The New Zealand arable farming industry faces a number of issues as it attempts to remain profitable in a world of increasing public scrutiny and environmental regulation.

This report investigates whether the integration of a hazelnut orchard into an existing Canterbury arable farm could provide:

  • A profitable alternative to other common arable crops;
  • A lower nitrate-N leaching profile than other common arable crops thereby bringing down the overall
    leaching profile of a farm; and,
  • An opportunity to sequester carbon on-farm in order to offset the charges associated with agricultural
    greenhouse gas emissions that will be in place from 2025 onward.

The New Zealand hazelnut industry is small but has an enthusiastic grower base. Approximately 400ha of hazelnuts are planted across New Zealand. Production and profitability from these orchards has been low when compared to international production and when compared to New Zealand trial data. Low production and profitability are likely due to the choice of the high quality but low yielding cultivar ‘Whiteheart’ in the majority of New Zealand hazelnut orchards.

Internationally, gross margin returns from well-managed hazelnut orchards can be in excess of $5,000/ha.

New cultivars that have been bred internationally such as ‘Jefferson’ show significant promise in terms of high yield and nut quality. If international production can be replicated in New Zealand then hazelnuts offer a significantly higher gross margin than most common arable crops. Modelling has shown that income from a hazelnut orchard is highly sensitive to both price and yields, however a gross margin of $4,375/ha can be achieved after 12 years. The NPV and IRR of a hazelnut orchard are calculated to be $10,987/ha and 10% respectively.

There is a widely held view by the public and Central Government that excessive nitrate-N leaching and the subsequent pollution of freshwater are no longer acceptable. Hazelnuts use low quantities of nitrogen fertiliser when compared to most common arable crops. The average Canterbury arable farm leaches approximately 50kgN/ha/yr.

Modelling in Overseer shows a hazelnut orchard may leach approximately 7kgN/ha/yr. This makes hazelnuts an appealing option especially in catchments where nitrate-N leaching is capped or where reductions have been mandated by regional councils.

The He Waka Eke Noa climate agreement which was established in 2019 will introduce a pricing mechanism for agricultural greenhouse gas emissions by 2025. This mechanism will likely allow for emissions to be offset by on-farm carbon sequestration and planting of orchards may be an allowable component of this agreement.

Using ETS pricing as a proxy tool, this report calculated the approximate income (in the form of a cost offset) that a hazelnut orchard could provide to an arable farmer.
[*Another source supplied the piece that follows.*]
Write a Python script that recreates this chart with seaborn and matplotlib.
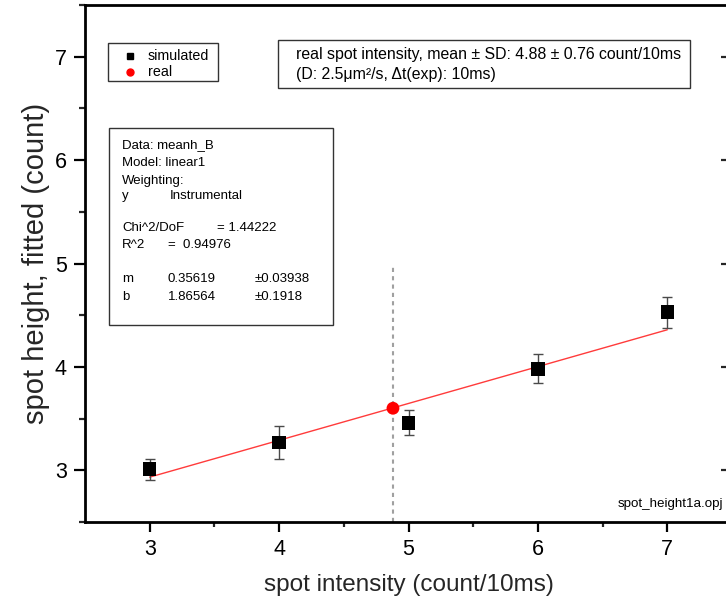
import numpy as np
import pandas as pd
import matplotlib
matplotlib.use("Agg")
import matplotlib.pyplot as plt
from matplotlib.patches import Rectangle
from matplotlib.lines import Line2D
import seaborn as sns

# ---- data ----
sim_x = [3, 4, 5, 6, 7]
sim_y = [3.01, 3.27, 3.46, 3.98, 4.53]
sim_err = [0.10, 0.16, 0.12, 0.14, 0.15]
real_x = [4.88]
real_y = [3.60]
fit_x = [3.0, 7.0]
fit_y = [2.934, 4.359]
mean_x = 4.88
mean_line_top = 5.0
x_ticks = [3, 4, 5, 6, 7]
y_ticks = [3, 4, 5, 6, 7]

sns.set_theme(style="white")
plt.rcParams['font.family'] = ['Liberation Sans', 'DejaVu Sans']

W, H = 726, 606
fig = plt.figure(figsize=(W / 100, H / 100), dpi=100)
L, R, T, B = 85, 732, 5, 522
ax = fig.add_axes([L / W, 1 - B / H, (R - L) / W, (B - T) / H])

pts = pd.DataFrame({
    "x": sim_x + real_x,
    "y": sim_y + real_y,
    "kind": ["simulated"] * len(sim_x) + ["real"] * len(real_x),
})

# vertical dashed line at the mean
ax.plot([mean_x, mean_x], [2.5, mean_line_top], color="#a0a0a0", lw=1.5,
        ls=(0, (2, 2)), zorder=1)

# fit line
sns.lineplot(x=fit_x, y=fit_y, ax=ax, color="#ff3b3b", lw=1.0, zorder=2)

# error bars
ax.errorbar(sim_x, sim_y, yerr=sim_err, fmt="none", ecolor="#4a4a4a",
            elinewidth=1.0, capsize=3.8, capthick=1.0, zorder=3)

sns.scatterplot(data=pts, x="x", y="y", hue="kind", style="kind", size="kind",
                palette={"simulated": "black", "real": "#ff0000"},
                markers={"simulated": "s", "real": "o"},
                sizes={"simulated": 95, "real": 85},
                edgecolor="none", ax=ax, legend=False, zorder=4)

ax.set_xlim(2.5, 7.5)
ax.set_ylim(2.5, 7.5)
ax.set_xticks(x_ticks)
ax.set_yticks(y_ticks)
ax.set_xticks([3.5, 4.5, 5.5, 6.5, 7.5], minor=True)
ax.set_yticks([2.5, 3.5, 4.5, 5.5, 6.5, 7.5], minor=True)
ax.set_xticklabels([str(v) for v in x_ticks])
ax.set_yticklabels([str(v) for v in y_ticks])

for s in ["left", "bottom", "top", "right"]:
    ax.spines[s].set_color("black")
    ax.spines[s].set_linewidth(2.0)

ax.tick_params(axis="y", which="major", direction="out", length=8, width=1.6,
               labelsize=15.5, pad=5, left=True, right=False, colors="black")
ax.tick_params(axis="y", which="minor", direction="out", length=4.5, width=1.6,
               left=True, right=False)
ax.tick_params(axis="x", which="major", direction="out", length=7, width=1.6,
               labelsize=15.5, pad=5, bottom=True, top=False, colors="black")
ax.tick_params(axis="x", which="minor", direction="out", length=3.5, width=1.6,
               bottom=True, top=False)

sec = ax.secondary_yaxis("right")
sec.set_yticks(y_ticks)
sec.tick_params(direction="in", length=8, width=1.6, labelright=False)

ax.set_xlabel("spot intensity (count/10ms)", fontsize=17.5, labelpad=10)
ax.set_ylabel("spot height, fitted (count)", fontsize=21, labelpad=3.5)


def fx(x):
    return x / W


def fy(y):
    return 1 - y / H


def box(x0, y0, x1, y1):
    fig.patches.append(Rectangle((fx(x0), fy(y1)), fx(x1) - fx(x0), fy(y0) - fy(y1),
                                 transform=fig.transFigure, fill=True,
                                 facecolor="white", edgecolor="#333333", lw=1.0,
                                 zorder=5))


def txt(x, y, s, size=9.5):
    fig.text(fx(x), fy(y), s, fontsize=size, ha="left", va="center",
             color="black", zorder=6)


# legend
box(108, 43, 218, 81)
fig.add_artist(Line2D([fx(130)], [fy(56)], marker="s", color="black",
                      markersize=4.5, ls="none", transform=fig.transFigure, zorder=6))
fig.add_artist(Line2D([fx(130)], [fy(72)], marker="o", color="#ff0000",
                      markersize=5, ls="none", transform=fig.transFigure, zorder=6))
txt(148, 56, "simulated", 10.3)
txt(148, 72, "real", 10.3)

# info box
box(278, 40, 690, 88)
txt(296, 55, "real spot intensity, mean \u00b1 SD: 4.88 \u00b1 0.76 count/10ms", 11.4)
txt(296, 75, "(D: 2.5\u03bcm\u00b2/s, \u0394t(exp): 10ms)", 11.4)

# fit stats box
box(109, 128, 333, 325)
txt(122, 145, "Data: meanh_B")
txt(122, 163, "Model: linear1")
txt(122, 181, "Weighting:")
txt(122, 196, "y")
txt(170, 196, "Instrumental")
txt(122, 228, "Chi^2/DoF")
txt(217, 228, "= 1.44222")
txt(122, 245, "R^2")
txt(168, 245, "=  0.94976")
txt(122, 279, "m")
txt(168, 279, "0.35619")
txt(255, 279, "\u00b10.03938")
txt(122, 297, "b")
txt(168, 297, "1.86564")
txt(255, 297, "\u00b10.1918")

txt(618, 504, "spot_height1a.opj", 9.6)

fig.savefig("out.png", dpi=100)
The result being that the carbon income from a hazelnut orchard would be negligible ($5-$50/ha/yr) and therefore the offsetting of greenhouse gas emissions would not be a reason for planting a hazelnut orchard.

Planting an orchard is a significant commitment, particularly in terms of opportunity cost, as the success of the orchard will not be able to be determined until at least 10 years after establishment. For this reason, farmers need robust data to ensure they are making a well-informed decision.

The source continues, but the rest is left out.